New York's main contract, light sweet crude for delivery in July added eight cents to $93.21 a barrel in the afternoon and Brent North Sea crude for July delivery increased 29 cents to $102.72.
Both contracts closed almost $2 lower on Wednesday after the Organisation for Economic Cooperation and Development, which groups industrial economies, trimmed its forecast for 2013 world economic growth to 3.1 percent from 3.4 percent.
"Prices have ticked up a little bit. What we are seeing is normal trading in a market where everyone is trying to manage their risks," Shailaja Nair, associate editorial director for Asia at energy market information provider Platts, told AFP.

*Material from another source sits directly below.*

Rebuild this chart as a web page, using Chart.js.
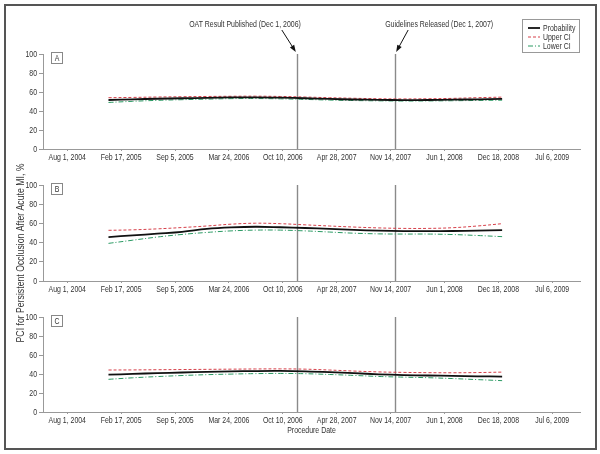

Sanjeev Gupta, who heads the Asia-Pacific oil and gas practice at Ernst and Young, said that an "uncertain economic outlook" continues to affect oil futures.
"European prospects remain as muddled as ever and Chinese growth forecasts were pared back slightly," he added.
The International Monetary Fund on Wednesday trimmed its 2013 growth estimate for China to around 7.75 percent from 8.0 percent, citing a sluggish global recovery which hurt exports, a mainstay of the world's second largest economy.